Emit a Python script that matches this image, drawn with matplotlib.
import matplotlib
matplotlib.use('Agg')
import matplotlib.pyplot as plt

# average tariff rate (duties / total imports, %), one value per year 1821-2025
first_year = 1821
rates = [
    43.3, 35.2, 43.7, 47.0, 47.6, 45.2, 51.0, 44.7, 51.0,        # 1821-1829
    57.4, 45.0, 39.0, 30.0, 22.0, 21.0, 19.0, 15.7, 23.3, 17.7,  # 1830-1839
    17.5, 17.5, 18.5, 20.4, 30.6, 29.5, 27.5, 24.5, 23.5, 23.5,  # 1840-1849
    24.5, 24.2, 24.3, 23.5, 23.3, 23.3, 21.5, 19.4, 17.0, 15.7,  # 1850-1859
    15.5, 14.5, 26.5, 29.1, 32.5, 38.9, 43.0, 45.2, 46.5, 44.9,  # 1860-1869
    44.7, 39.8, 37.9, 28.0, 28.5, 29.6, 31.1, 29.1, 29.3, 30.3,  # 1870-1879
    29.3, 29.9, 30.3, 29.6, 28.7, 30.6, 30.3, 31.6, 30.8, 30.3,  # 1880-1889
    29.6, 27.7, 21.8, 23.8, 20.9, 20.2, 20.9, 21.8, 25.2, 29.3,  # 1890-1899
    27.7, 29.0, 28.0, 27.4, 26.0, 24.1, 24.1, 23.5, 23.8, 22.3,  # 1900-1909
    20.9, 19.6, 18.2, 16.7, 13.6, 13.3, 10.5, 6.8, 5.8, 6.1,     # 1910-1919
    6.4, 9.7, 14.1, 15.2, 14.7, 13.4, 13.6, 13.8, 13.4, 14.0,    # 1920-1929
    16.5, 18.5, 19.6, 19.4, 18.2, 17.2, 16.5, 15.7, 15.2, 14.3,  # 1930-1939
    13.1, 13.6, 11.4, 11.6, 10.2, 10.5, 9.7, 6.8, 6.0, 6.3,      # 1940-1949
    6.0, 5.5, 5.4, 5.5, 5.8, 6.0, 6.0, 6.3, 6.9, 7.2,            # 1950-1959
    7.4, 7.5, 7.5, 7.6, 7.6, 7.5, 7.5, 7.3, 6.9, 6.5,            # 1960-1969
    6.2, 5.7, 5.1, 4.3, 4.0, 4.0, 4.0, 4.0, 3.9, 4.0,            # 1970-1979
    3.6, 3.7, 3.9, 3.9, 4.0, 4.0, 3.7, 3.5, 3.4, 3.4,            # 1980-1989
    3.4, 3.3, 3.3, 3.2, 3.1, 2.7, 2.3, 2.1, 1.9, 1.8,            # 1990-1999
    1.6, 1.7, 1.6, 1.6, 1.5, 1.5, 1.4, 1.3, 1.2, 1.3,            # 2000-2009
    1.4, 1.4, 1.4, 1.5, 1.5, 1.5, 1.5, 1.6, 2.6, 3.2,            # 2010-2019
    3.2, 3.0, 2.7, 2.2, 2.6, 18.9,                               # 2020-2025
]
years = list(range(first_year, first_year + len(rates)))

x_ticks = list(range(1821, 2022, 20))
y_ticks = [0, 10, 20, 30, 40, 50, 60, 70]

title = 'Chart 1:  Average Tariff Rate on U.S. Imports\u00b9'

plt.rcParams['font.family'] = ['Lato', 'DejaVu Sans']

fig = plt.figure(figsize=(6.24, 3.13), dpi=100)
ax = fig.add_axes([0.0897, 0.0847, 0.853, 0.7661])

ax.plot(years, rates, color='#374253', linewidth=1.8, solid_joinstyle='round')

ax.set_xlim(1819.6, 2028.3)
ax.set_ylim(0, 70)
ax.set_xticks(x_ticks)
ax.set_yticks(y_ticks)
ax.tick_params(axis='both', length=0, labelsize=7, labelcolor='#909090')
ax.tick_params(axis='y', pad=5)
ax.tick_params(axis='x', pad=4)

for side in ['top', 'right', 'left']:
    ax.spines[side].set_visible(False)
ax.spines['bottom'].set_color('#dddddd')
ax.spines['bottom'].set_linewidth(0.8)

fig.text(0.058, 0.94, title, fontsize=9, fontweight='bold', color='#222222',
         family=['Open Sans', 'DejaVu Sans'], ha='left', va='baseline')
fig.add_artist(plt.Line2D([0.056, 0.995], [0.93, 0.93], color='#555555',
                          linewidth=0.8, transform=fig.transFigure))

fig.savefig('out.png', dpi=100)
===
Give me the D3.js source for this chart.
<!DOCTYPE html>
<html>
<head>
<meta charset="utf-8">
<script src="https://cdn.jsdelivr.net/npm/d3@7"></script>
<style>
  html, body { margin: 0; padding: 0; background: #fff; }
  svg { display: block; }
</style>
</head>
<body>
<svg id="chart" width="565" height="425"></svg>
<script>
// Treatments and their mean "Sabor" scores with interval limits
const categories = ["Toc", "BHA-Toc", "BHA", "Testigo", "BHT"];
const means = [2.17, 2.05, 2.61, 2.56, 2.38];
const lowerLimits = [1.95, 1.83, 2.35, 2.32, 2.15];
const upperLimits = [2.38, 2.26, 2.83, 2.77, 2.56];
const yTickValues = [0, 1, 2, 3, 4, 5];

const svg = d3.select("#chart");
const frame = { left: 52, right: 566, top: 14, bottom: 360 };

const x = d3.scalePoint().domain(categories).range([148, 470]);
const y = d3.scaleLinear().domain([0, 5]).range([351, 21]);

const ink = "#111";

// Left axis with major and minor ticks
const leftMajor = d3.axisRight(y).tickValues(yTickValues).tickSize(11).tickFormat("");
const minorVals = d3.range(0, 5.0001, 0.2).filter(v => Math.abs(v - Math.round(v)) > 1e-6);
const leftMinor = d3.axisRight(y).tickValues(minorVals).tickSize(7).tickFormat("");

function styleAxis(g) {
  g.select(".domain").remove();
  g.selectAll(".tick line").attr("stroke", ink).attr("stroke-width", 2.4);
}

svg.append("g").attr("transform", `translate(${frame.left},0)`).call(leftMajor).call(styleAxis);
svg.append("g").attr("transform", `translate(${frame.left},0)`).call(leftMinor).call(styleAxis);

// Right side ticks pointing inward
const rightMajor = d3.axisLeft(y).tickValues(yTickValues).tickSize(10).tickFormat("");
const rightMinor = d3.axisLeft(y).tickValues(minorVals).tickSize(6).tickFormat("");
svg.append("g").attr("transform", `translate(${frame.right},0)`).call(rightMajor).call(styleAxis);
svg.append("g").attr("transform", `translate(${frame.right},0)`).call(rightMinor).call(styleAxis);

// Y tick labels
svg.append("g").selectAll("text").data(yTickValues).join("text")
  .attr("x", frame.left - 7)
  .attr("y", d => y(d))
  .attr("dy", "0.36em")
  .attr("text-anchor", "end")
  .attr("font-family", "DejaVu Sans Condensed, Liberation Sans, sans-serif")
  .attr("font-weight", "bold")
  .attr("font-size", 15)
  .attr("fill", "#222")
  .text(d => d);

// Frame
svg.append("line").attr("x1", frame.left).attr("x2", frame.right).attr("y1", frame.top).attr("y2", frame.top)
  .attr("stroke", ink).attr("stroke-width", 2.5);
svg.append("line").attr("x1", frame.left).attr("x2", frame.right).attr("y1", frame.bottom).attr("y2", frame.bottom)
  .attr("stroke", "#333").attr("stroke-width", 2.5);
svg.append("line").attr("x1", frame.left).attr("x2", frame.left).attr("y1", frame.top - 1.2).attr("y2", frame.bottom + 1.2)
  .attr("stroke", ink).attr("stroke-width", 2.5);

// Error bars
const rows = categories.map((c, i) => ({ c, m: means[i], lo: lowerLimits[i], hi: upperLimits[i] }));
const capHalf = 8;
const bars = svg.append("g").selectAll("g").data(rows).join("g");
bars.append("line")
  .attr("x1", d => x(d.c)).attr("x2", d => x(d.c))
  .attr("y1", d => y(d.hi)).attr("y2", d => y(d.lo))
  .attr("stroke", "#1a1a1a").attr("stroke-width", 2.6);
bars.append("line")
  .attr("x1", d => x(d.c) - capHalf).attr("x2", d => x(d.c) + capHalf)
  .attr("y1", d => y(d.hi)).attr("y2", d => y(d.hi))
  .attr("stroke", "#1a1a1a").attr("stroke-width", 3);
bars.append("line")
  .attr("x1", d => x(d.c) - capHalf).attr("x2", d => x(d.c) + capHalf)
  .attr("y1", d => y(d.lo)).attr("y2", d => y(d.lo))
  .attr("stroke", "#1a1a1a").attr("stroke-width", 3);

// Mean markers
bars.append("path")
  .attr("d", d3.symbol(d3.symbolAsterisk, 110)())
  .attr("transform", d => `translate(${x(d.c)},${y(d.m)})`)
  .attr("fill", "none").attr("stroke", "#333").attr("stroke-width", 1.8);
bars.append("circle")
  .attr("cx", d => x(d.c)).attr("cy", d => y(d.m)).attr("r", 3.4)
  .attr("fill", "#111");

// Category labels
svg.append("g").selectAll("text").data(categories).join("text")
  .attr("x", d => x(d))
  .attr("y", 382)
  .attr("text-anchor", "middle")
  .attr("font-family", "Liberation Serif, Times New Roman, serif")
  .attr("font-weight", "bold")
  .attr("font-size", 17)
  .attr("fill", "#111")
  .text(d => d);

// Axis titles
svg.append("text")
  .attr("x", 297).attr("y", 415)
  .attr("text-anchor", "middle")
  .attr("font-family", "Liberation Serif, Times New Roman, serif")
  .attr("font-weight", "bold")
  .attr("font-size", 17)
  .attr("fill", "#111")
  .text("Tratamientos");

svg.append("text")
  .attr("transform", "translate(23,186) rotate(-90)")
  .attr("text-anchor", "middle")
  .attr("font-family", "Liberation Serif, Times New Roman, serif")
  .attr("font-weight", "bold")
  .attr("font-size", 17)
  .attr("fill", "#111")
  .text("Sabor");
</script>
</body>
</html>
===
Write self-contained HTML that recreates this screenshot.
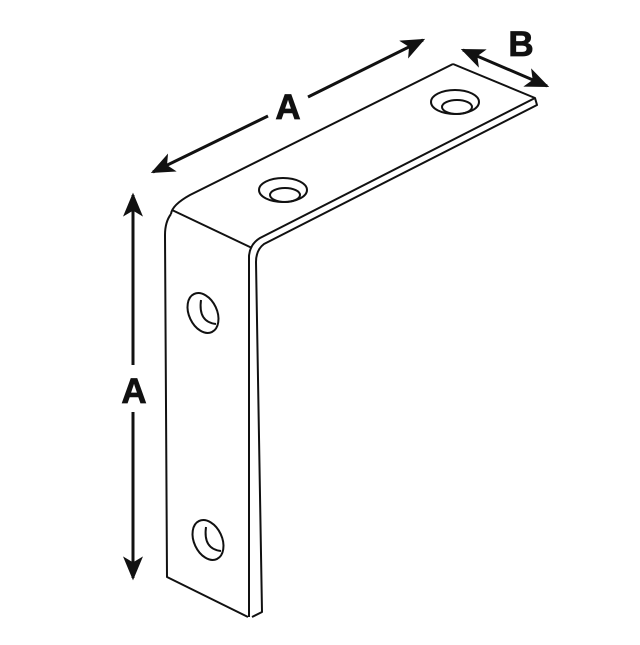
===
→ **INSTRUCTION**
Take exactly the lines from the one containing "Emit a Python" through the one containing "import matplotlib.pyplot as plt" in the data above, and output them with nothing added.

→ **WORKED ANSWER**
Emit a Python script that matches this image, drawn with matplotlib.
import matplotlib
matplotlib.use('Agg')
import matplotlib.pyplot as plt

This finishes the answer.